Stated goal:
Write out the listing below in full and exactly, leaving out every picture.
— start —
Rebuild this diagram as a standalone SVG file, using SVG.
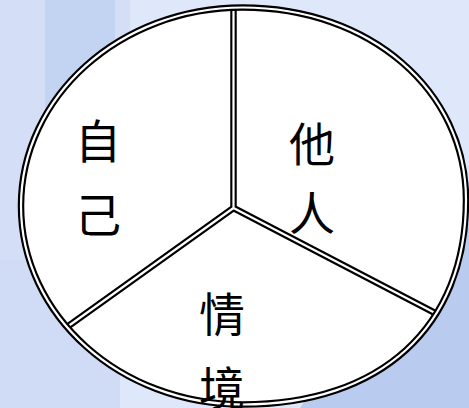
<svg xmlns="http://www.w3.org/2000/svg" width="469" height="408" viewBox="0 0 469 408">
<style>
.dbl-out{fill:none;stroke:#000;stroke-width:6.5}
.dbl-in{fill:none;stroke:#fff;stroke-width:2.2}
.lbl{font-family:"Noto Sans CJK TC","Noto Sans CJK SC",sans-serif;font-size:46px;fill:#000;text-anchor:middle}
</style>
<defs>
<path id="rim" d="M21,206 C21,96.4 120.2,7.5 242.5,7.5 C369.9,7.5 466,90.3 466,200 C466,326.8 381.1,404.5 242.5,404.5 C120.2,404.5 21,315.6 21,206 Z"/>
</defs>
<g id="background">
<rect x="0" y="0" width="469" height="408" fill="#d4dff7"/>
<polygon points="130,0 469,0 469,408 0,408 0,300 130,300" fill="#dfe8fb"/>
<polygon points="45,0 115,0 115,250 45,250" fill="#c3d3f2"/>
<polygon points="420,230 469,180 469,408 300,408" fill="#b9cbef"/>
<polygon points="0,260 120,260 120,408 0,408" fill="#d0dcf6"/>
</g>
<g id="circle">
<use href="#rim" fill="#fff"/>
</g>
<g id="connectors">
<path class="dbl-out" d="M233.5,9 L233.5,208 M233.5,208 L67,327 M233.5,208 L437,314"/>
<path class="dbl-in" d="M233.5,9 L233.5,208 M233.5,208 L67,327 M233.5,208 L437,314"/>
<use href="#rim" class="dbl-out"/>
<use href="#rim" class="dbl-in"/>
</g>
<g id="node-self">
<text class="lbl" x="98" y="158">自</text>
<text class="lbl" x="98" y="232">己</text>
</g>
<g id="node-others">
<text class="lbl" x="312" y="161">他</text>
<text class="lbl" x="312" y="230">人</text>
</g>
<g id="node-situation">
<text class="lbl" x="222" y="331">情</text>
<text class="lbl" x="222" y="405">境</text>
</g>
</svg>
— end —
The result:
Rebuild this diagram as a standalone SVG file, using SVG.
<svg xmlns="http://www.w3.org/2000/svg" width="469" height="408" viewBox="0 0 469 408">
<style>
.dbl-out{fill:none;stroke:#000;stroke-width:6.5}
.dbl-in{fill:none;stroke:#fff;stroke-width:2.2}
.lbl{font-family:"Noto Sans CJK TC","Noto Sans CJK SC",sans-serif;font-size:46px;fill:#000;text-anchor:middle}
</style>
<defs>
<path id="rim" d="M21,206 C21,96.4 120.2,7.5 242.5,7.5 C369.9,7.5 466,90.3 466,200 C466,326.8 381.1,404.5 242.5,404.5 C120.2,404.5 21,315.6 21,206 Z"/>
</defs>
<g id="background">
<rect x="0" y="0" width="469" height="408" fill="#d4dff7"/>
<polygon points="130,0 469,0 469,408 0,408 0,300 130,300" fill="#dfe8fb"/>
<polygon points="45,0 115,0 115,250 45,250" fill="#c3d3f2"/>
<polygon points="420,230 469,180 469,408 300,408" fill="#b9cbef"/>
<polygon points="0,260 120,260 120,408 0,408" fill="#d0dcf6"/>
</g>
<g id="circle">
<use href="#rim" fill="#fff"/>
</g>
<g id="connectors">
<path class="dbl-out" d="M233.5,9 L233.5,208 M233.5,208 L67,327 M233.5,208 L437,314"/>
<path class="dbl-in" d="M233.5,9 L233.5,208 M233.5,208 L67,327 M233.5,208 L437,314"/>
<use href="#rim" class="dbl-out"/>
<use href="#rim" class="dbl-in"/>
</g>
<g id="node-self">
<text class="lbl" x="98" y="158">自</text>
<text class="lbl" x="98" y="232">己</text>
</g>
<g id="node-others">
<text class="lbl" x="312" y="161">他</text>
<text class="lbl" x="312" y="230">人</text>
</g>
<g id="node-situation">
<text class="lbl" x="222" y="331">情</text>
<text class="lbl" x="222" y="405">境</text>
</g>
</svg>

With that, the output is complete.